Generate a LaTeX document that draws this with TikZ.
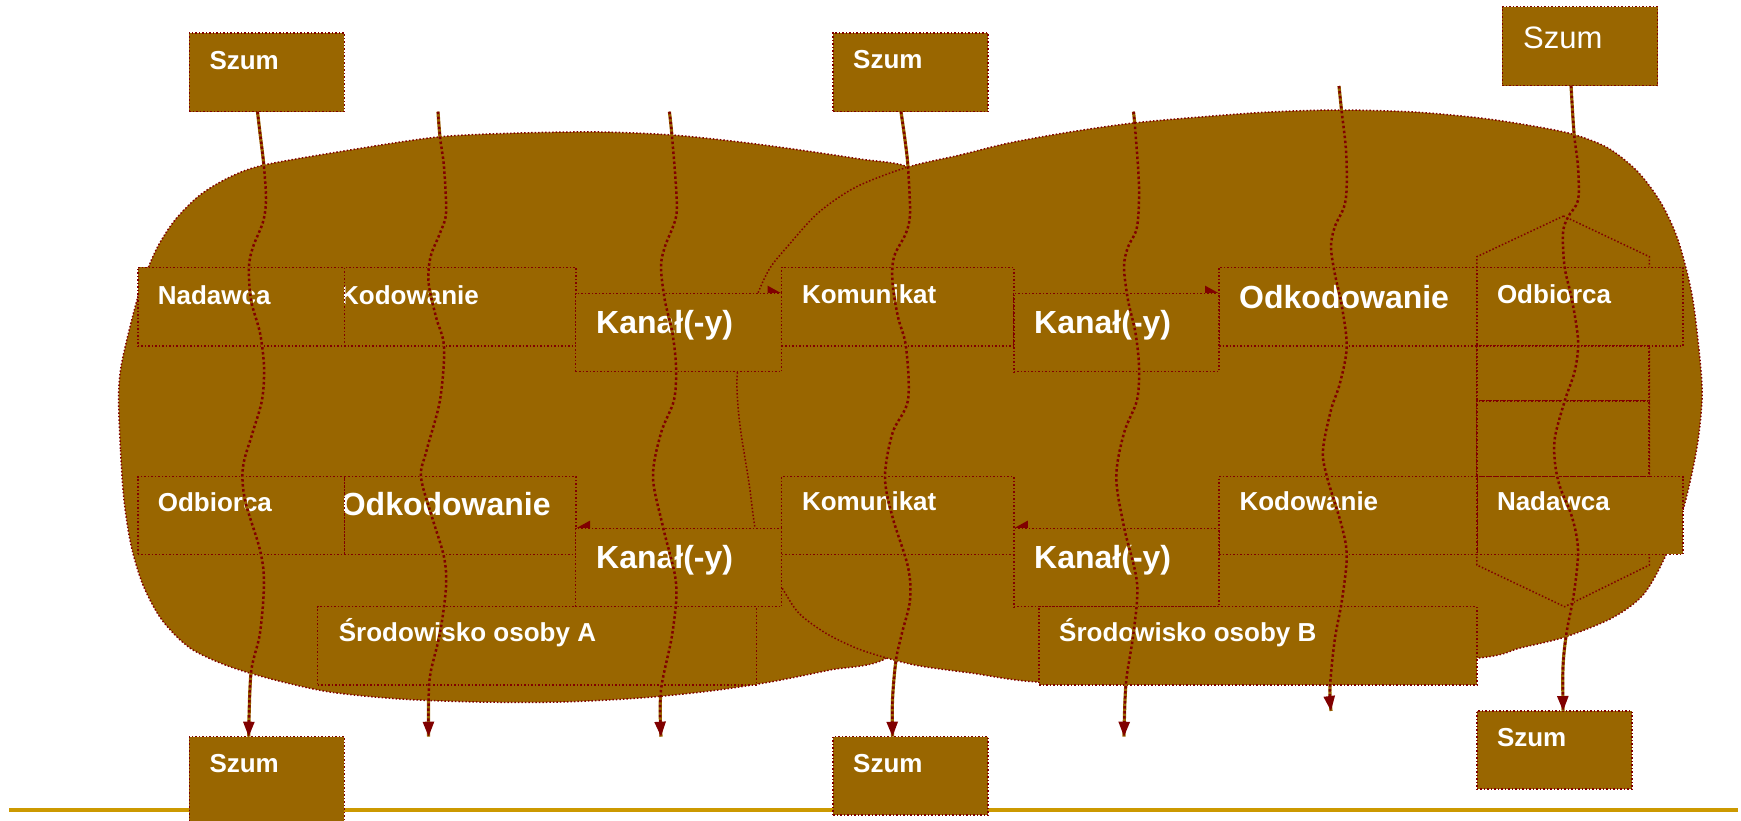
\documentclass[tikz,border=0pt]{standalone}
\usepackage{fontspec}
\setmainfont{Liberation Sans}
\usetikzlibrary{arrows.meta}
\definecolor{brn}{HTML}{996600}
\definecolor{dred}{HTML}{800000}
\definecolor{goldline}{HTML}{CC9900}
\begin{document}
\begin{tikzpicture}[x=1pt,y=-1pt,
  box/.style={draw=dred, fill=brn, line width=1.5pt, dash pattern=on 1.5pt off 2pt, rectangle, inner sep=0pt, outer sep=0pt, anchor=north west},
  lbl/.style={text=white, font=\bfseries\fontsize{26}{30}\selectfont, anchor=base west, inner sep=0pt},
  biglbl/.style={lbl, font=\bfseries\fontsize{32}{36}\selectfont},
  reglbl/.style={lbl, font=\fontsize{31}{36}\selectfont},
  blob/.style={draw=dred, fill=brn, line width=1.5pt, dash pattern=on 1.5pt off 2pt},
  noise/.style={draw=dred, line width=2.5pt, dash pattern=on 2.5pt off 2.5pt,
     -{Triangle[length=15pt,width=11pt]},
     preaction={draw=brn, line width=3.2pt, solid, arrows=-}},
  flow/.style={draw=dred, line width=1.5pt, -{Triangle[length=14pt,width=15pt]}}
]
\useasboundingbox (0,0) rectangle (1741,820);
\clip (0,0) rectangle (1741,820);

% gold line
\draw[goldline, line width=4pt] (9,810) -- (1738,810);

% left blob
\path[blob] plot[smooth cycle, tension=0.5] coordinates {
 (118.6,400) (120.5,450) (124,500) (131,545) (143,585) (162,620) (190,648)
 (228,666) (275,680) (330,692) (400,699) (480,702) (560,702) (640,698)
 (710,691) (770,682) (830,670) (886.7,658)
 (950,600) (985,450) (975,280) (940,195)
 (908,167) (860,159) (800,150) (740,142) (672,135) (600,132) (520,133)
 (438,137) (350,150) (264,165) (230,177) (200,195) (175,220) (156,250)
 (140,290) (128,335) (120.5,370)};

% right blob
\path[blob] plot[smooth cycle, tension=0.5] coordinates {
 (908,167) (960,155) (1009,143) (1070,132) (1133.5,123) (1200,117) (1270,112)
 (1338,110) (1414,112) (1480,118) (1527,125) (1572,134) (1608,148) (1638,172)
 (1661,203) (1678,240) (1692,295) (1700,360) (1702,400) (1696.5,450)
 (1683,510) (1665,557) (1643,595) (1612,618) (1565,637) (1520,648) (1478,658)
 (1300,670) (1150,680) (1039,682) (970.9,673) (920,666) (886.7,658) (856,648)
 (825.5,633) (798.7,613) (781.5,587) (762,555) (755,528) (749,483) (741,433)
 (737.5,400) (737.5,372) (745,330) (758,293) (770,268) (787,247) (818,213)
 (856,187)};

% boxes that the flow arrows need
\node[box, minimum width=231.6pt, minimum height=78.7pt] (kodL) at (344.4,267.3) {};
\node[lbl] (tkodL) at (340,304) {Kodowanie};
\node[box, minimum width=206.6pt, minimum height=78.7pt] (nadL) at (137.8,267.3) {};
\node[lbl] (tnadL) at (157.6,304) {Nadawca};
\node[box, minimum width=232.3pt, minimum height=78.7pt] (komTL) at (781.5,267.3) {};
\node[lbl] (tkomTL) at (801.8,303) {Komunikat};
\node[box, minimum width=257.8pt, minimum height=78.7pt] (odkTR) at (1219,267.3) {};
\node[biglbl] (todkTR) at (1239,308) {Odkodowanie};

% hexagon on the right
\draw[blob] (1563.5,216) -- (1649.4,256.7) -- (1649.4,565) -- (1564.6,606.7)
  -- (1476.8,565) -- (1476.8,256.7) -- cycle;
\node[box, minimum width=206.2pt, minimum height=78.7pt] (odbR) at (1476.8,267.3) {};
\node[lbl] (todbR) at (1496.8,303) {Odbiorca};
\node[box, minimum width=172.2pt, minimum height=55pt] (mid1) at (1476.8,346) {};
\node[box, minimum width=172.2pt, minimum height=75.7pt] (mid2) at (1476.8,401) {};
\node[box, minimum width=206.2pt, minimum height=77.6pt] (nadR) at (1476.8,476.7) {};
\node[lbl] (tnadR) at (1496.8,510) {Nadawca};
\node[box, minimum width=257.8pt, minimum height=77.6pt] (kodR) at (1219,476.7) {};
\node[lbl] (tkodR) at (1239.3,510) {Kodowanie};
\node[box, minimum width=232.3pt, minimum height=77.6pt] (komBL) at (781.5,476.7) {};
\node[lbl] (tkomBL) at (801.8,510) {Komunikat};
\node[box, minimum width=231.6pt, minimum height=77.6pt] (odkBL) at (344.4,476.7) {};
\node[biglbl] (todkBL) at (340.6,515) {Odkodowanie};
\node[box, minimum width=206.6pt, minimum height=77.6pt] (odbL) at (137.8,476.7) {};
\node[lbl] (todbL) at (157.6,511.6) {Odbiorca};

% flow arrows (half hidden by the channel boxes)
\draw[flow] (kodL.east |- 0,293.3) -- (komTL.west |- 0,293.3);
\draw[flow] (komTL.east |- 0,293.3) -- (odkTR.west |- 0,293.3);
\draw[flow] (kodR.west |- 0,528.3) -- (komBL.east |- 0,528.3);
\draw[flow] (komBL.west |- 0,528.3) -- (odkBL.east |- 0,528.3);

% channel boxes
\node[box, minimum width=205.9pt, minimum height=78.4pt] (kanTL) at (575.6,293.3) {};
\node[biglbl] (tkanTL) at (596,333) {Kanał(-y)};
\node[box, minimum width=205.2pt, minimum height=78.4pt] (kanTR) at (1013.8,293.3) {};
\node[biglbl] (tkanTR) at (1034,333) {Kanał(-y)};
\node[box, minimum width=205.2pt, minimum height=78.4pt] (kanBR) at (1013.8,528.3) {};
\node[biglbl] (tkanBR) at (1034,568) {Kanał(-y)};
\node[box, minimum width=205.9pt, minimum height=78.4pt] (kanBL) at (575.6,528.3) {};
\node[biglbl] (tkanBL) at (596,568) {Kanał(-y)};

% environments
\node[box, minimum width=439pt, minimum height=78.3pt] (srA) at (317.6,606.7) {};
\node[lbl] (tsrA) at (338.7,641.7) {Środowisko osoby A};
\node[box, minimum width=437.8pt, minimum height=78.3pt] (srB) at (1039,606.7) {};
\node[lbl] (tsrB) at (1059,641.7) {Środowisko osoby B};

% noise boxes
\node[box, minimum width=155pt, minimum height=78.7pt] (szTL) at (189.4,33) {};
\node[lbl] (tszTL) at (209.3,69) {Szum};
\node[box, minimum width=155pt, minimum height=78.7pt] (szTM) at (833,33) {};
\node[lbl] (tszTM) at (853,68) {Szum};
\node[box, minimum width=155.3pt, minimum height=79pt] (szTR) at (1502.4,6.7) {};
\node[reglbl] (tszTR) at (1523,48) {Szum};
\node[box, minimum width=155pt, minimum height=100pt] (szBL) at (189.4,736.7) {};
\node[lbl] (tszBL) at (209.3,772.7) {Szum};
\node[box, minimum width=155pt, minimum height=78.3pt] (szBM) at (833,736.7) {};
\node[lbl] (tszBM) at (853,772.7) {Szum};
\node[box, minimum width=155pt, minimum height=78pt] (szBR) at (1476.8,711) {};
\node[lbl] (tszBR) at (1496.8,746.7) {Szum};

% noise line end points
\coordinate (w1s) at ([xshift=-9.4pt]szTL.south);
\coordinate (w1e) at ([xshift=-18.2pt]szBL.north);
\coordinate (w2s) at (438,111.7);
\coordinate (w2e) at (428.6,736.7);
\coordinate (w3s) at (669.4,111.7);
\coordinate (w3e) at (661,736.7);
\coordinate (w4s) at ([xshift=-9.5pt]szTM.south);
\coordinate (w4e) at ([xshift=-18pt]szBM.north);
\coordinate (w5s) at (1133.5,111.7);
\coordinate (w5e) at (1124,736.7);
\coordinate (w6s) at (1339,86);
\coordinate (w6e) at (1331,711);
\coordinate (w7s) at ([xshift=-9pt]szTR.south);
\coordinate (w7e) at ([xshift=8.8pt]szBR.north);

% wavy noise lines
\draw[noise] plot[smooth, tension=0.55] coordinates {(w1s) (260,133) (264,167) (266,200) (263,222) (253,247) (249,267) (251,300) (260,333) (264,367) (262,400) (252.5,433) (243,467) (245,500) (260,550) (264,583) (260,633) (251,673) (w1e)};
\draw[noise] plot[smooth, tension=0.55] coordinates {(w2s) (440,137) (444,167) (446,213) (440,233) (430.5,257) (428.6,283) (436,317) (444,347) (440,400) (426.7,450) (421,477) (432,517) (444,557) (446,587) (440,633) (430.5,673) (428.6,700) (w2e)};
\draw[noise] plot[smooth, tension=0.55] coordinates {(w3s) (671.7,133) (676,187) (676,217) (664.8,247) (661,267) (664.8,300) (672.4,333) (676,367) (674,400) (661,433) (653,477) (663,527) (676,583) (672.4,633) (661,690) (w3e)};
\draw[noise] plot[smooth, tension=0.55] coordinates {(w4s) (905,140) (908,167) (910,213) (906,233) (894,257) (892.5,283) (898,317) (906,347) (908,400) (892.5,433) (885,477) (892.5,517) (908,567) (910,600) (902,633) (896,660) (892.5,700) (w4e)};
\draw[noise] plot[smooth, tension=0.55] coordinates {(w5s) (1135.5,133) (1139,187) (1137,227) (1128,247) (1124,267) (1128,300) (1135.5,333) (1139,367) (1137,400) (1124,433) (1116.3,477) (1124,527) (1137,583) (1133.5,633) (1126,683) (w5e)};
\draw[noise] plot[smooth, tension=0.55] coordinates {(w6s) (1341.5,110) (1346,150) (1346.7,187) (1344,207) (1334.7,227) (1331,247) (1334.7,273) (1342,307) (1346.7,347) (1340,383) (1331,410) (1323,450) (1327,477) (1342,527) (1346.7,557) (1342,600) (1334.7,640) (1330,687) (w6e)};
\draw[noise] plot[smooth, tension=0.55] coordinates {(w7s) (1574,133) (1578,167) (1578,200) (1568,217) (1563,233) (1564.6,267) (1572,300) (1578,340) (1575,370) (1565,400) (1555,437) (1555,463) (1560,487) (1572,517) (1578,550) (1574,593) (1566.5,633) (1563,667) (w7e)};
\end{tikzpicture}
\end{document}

** THE EXERCISE **
Copy all lines in the listing above where the string "that" appears.

** RESULT OF THIS EXERCISE **
Generate a LaTeX document that draws this with TikZ.
% boxes that the flow arrows need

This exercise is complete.